Myanmar has been under increased scrutiny over its treatment of the minority since thousands fleeing oppression and violence were left stranded at sea following a crackdown on people smugglers in recent weeks.
Desmond Tutu, along with the former president of East Timor Jose Ramos-Horta and the Iranian activist Shirin Ebadi said following conferences in Norway’s capital last week that the Rohingya were facing “nothing less than genocide.”
Business magnate and philanthropist George Soros, who escaped from Nazi occupied Hungary, added that the Rohingya’s situation showed parallels with Nazi genocide.

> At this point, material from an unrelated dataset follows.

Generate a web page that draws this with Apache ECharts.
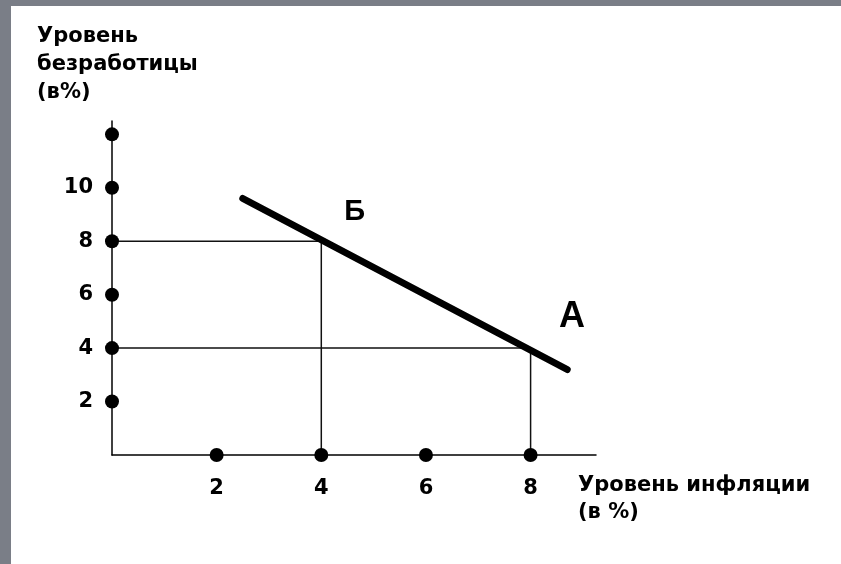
<!DOCTYPE html>
<html>
<head>
<meta charset="utf-8">
<script src="https://cdn.jsdelivr.net/npm/echarts@6/dist/echarts.min.js"></script>
<style>
  html, body { margin: 0; padding: 0; background: #fff; }
  #chart { width: 841px; height: 564px; }
</style>
</head>
<body>
<div id="chart"></div>
<script>
// оси
var xTicks = [2, 4, 6, 8];
var yTicks = [2, 4, 6, 8, 10, 12];
var yTickLabels = ['2', '4', '6', '8', '10'];
var xTickLabels = ['2', '4', '6', '8'];

// кривая Филлипса (начало и конец отрезка)
var curve = [[2.5, 9.6], [8.7, 3.2]];

// точки Б и А с проекциями на оси
var pointB = [4, 8];
var pointA = [8, 4];

// подписи точек
var pointNames = ['Б', 'А'];
var pointLabelPos = [[4.64, 9.09], [8.79, 5.16]];

var yTitle = 'Уровень\nбезработицы\n(в%)';
var xTitle = 'Уровень инфляции\n(в %)';

var FONT = 'DejaVu Sans';

function guide(p){
    return [[0, p[1]], [p[0], p[1]], [p[0], 0]];
}

var chart = echarts.init(document.getElementById('chart'), null, {renderer: 'canvas'});

var option = {
    backgroundColor: '#fff',
    animation: false,
    grid: {left: 112, top: 121, width: 484, height: 334},
    xAxis: {
        type: 'value', min: 0, max: 9.25, interval: 2,
        axisLine: {show: true, onZero: false, lineStyle: {color: '#000', width: 1.5}},
        axisTick: {show: false},
        splitLine: {show: false},
        axisLabel: {
            margin: 23, color: '#000', fontFamily: FONT, fontWeight: 'bold', fontSize: 21,
            showMaxLabel: false,
            formatter: function(v){ return xTickLabels.indexOf(String(v)) >= 0 ? String(v) : ''; }
        }
    },
    yAxis: {
        type: 'value', min: 0, max: 12.5, interval: 2,
        axisLine: {show: true, onZero: false, lineStyle: {color: '#000', width: 1.5}},
        axisTick: {show: false},
        splitLine: {show: false},
        axisLabel: {
            margin: 19, color: '#000', fontFamily: FONT, fontWeight: 'bold', fontSize: 21,
            showMaxLabel: false,
            formatter: function(v){ return yTickLabels.indexOf(String(v)) >= 0 ? String(v) : ''; }
        }
    },
    graphic: [
        {type: 'rect', left: 0, top: 0, z: 100, shape: {width: 841, height: 6}, style: {fill: '#7a7e87'}},
        {type: 'rect', left: 0, top: 0, z: 100, shape: {width: 11, height: 564}, style: {fill: '#7a7e87'}},
        {type: 'text', left: 37, top: 23, style: {
            text: yTitle, fill: '#000', font: 'bold 21px "' + FONT + '"', lineHeight: 28
        }},
        {type: 'text', left: 578, top: 472, style: {
            text: xTitle, fill: '#000', font: 'bold 21px "' + FONT + '"', lineHeight: 27
        }}
    ],
    series: [
        {
            type: 'line', data: guide(pointB), symbol: 'none', z: 2,
            lineStyle: {color: '#111', width: 1.5}
        },
        {
            type: 'line', data: guide(pointA), symbol: 'none', z: 2,
            lineStyle: {color: '#111', width: 1.5}
        },
        {
            type: 'line', data: curve, symbol: 'none', z: 3,
            lineStyle: {color: '#000', width: 7, cap: 'round'}
        },
        {
            type: 'scatter', symbol: 'circle', symbolSize: 14, z: 4, clip: false,
            itemStyle: {color: '#000', opacity: 1},
            data: yTicks.map(function(v){ return [0, v]; }).concat(xTicks.map(function(v){ return [v, 0]; }))
        },
        {
            type: 'scatter', symbolSize: 0, z: 5, clip: false,
            itemStyle: {opacity: 1},
            data: pointLabelPos.map(function(p, i){
                return {
                    value: p,
                    label: {
                        show: true, position: 'inside', formatter: pointNames[i],
                        color: '#000', opacity: 1, fontFamily: 'Liberation Sans', fontWeight: 'bold',
                        fontSize: i === 0 ? 29 : 36
                    }
                };
            })
        }
    ]
};
chart.setOption(option);
</script>
</body>
</html>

The Myanmar government refuses to acknowledge the word Rohingya as a legitimate ethnic name, preferring instead the term “Bengali” to stress their belief that the group of some one million people are immigrants from Bangladesh.
In a statement published on the front page of a state-backed newspaper, the Ministry of Foreign affairs said Myanmar “categorically rejected” the comments made in Oslo.
“They criticized and turned a blind eye to Myanmar’s efforts on rebuilding trust among two communities in Rakhine State,” the statement said, referring to the western region of the country where tens of thousands of Rohingya are confined to camps after Buddhist rioters attacked villages in 2012.
“Myanmar has been extending its full cooperation with countries in the region to solve the issue of boat people,” the statement added.
A conference on the crisis attended by regional leaders in Thailand on Friday yielded few results.
The United Nations repeated its calls for Myanmar to address the exodus of Rohingya from the country by giving the stateless minority basic rights and a path to citizenship. But Myanmar complained of “finger pointing,” and called for cooperation between countries.